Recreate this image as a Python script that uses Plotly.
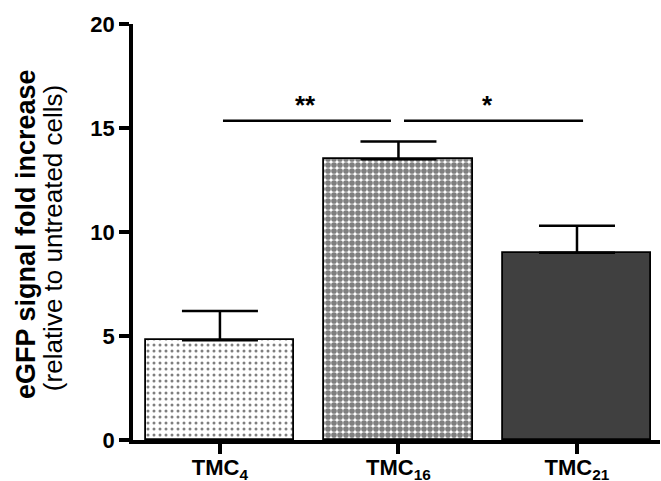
import plotly.graph_objects as go

categories = ["TMC<sub>4</sub>", "TMC<sub>16</sub>", "TMC<sub>21</sub>"]
values = [4.8, 13.5, 9.0]
errors_up = [1.4, 0.85, 1.3]
y_ticks = [0, 5, 10, 15, 20]
sig_labels = ["**", "*"]
sig_pairs = [(0.017, 0.958), (1.031, 2.034)]
sig_line_y = 15.35
sig_text_y = 16.1
sig_text_x = [0.482, 1.501]

xpos = [0, 1, 2]
FONT = "Liberation Sans, Arial"
fig = go.Figure()

patterns = [
    dict(shape=".", fgcolor="black", bgcolor="white", size=6, solidity=0.2),
    dict(shape=".", fgcolor="black", bgcolor="white", size=6, solidity=0.7),
    dict(shape="", fgcolor="#404040", bgcolor="#404040"),
]
fills = ["white", "white", "#404040"]

for i in range(3):
    fig.add_trace(go.Bar(
        x=[xpos[i]], y=[values[i]], width=0.83,
        marker=dict(color=fills[i], line=dict(color="black", width=1.8),
                    pattern=patterns[i]),
        error_y=dict(type="data", array=[errors_up[i]], arrayminus=[0],
                     symmetric=False, color="black", thickness=2.5, width=38),
        showlegend=False,
    ))

shapes = []
for (a, b) in sig_pairs:
    shapes.append(dict(type="line", xref="x", yref="y", x0=a, x1=b,
                       y0=sig_line_y, y1=sig_line_y,
                       line=dict(color="black", width=2.5)))

annotations = []
for lbl, xx in zip(sig_labels, sig_text_x):
    annotations.append(dict(x=xx, y=sig_text_y, xref="x", yref="y", text=f"<b>{lbl}</b>",
                            showarrow=False, xanchor="center", yanchor="middle",
                            font=dict(size=26, color="black", family=FONT)))

# y-axis title as two rotated lines
annotations.append(dict(x=-0.203, y=0.495, xref="paper", yref="paper",
                        text="<b>eGFP signal fold increase</b>", textangle=-90,
                        showarrow=False, xanchor="center", yanchor="middle",
                        font=dict(size=27, color="black", family=FONT)))
annotations.append(dict(x=-0.152, y=0.485, xref="paper", yref="paper",
                        text="(relative to untreated cells)", textangle=-90,
                        showarrow=False, xanchor="center", yanchor="middle",
                        font=dict(size=26, color="black", family=FONT)))

fig.update_layout(
    width=661, height=481,
    margin=dict(l=133, r=1, t=24, b=41, autoexpand=False),
    paper_bgcolor="white", plot_bgcolor="white",
    font=dict(family=FONT, color="black"),
    shapes=shapes, annotations=annotations,
    bargap=0,
)
fig.update_xaxes(
    range=[-0.487, 2.465], tickmode="array", tickvals=xpos,
    ticktext=[f"<b>{c}</b>" for c in categories],
    showline=True, linecolor="black", linewidth=3.5,
    ticks="outside", ticklen=10, tickwidth=3.5, tickcolor="black",
    tickfont=dict(size=22, family=FONT, color="black"),
    ticklabelstandoff=-5,
    showgrid=False, zeroline=False, automargin=False,
)
fig.update_yaxes(
    range=[0, 20], tickmode="array", tickvals=y_ticks,
    ticktext=[f"<b>{t}</b>" for t in y_ticks],
    showline=True, linecolor="black", linewidth=3.5,
    ticks="outside", ticklen=10, tickwidth=3.5, tickcolor="black",
    tickfont=dict(size=22, family=FONT, color="black"),
    showgrid=False, zeroline=False, automargin=False,
)

fig.write_html("out.html", config={"displayModeBar": False},
               post_script="document.body.style.margin='0';document.body.style.overflow='hidden';")
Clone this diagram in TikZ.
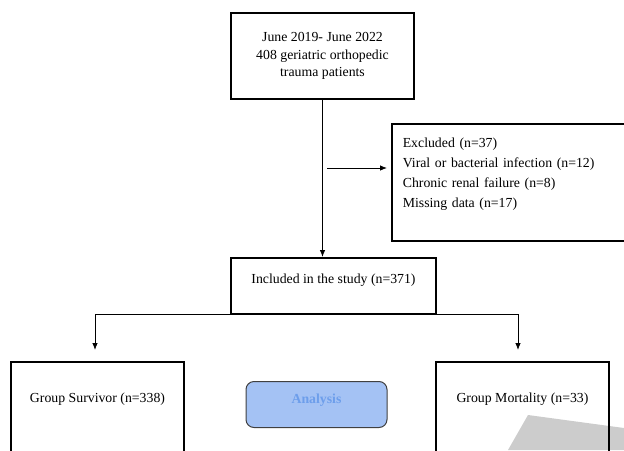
\documentclass[tikz,border=0pt]{standalone}
\usepackage{fontspec}
\setmainfont{Liberation Serif}
\usetikzlibrary{arrows.meta}
\definecolor{anafill}{HTML}{A4C2F4}
\definecolor{anatext}{HTML}{6D9EEB}
\definecolor{anaedge}{HTML}{404040}
\definecolor{wmgray}{HTML}{CCCCCC}

\begin{document}
\begin{tikzpicture}[x=1pt,y=-1pt,semithick,
  box/.style={draw,line width=1.6pt,inner sep=0pt,font=\fontsize{13.8}{17.5}\selectfont},
  link/.style={line width=0.8pt,-{Latex[length=7pt,width=5.5pt]}}]
  \useasboundingbox (0,0) rectangle (624,450);
  \clip (0,0) rectangle (624,450);
  \fill[wmgray] (528,415) -- (624,428) -- (624,450) -- (508,450) -- cycle;

  \node[box,minimum width=183pt,minimum height=86pt,align=center] (patients) at (322.5,56) {June 2019- June 2022\\408 geriatric orthopedic\\trauma patients};
  \node[box,anchor=north west,minimum height=117pt,text width=220pt,inner xsep=11pt,align=left,
    font=\fontsize{13.8}{20}\selectfont] (excl) at (391,123) {Excluded (n=37)\\Viral or bacterial infection (n=12)\\Chronic renal failure (n=8)\\Missing data (n=17)\\~};
  \node[box,anchor=north,minimum width=205pt,text height=25.5pt,text depth=30.5pt] (incl) at (333.5,257) {Included in the study (n=371)};
  \node[box,anchor=north,minimum width=173pt,text height=40.5pt,text depth=78.5pt] (surv) at (97.5,361) {Group Survivor (n=338)};
  \node[box,anchor=north,minimum width=173pt,text height=40.5pt,text depth=78.5pt] (mort) at (522.5,361) {Group Mortality (n=33)};
  \node[box,anchor=north,draw=anaedge,line width=1pt,fill=anafill,rounded corners=8pt,text=anatext,
    minimum width=141pt,text height=21.5pt,text depth=24.5pt,font=\fontsize{13.8}{17.5}\selectfont\bfseries] (analysis) at (316.5,381) {Analysis};

  \coordinate (split) at (327,168);
  \draw[link] (patients.south) -- (patients.south |- incl.north);
  \draw[link,shorten >=4pt] (split) -- (split -| excl.west);
  \draw[link,shorten >=11pt] (incl.south west) -| ([xshift=-2.5pt]surv.north);
  \draw[link,shorten >=11pt] (incl.south east) -| ([xshift=-4.5pt]mort.north);
\end{tikzpicture}
\end{document}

========================

• [OBJECTIVE] Copy exactly the lines from the first line of the records above through the line with "import plotly.graph_objects as go", both included, and nothing else. Pictures stay out.

• [FULL RESPONSE]
Recreate this image as a Python script that uses Plotly.
import plotly.graph_objects as go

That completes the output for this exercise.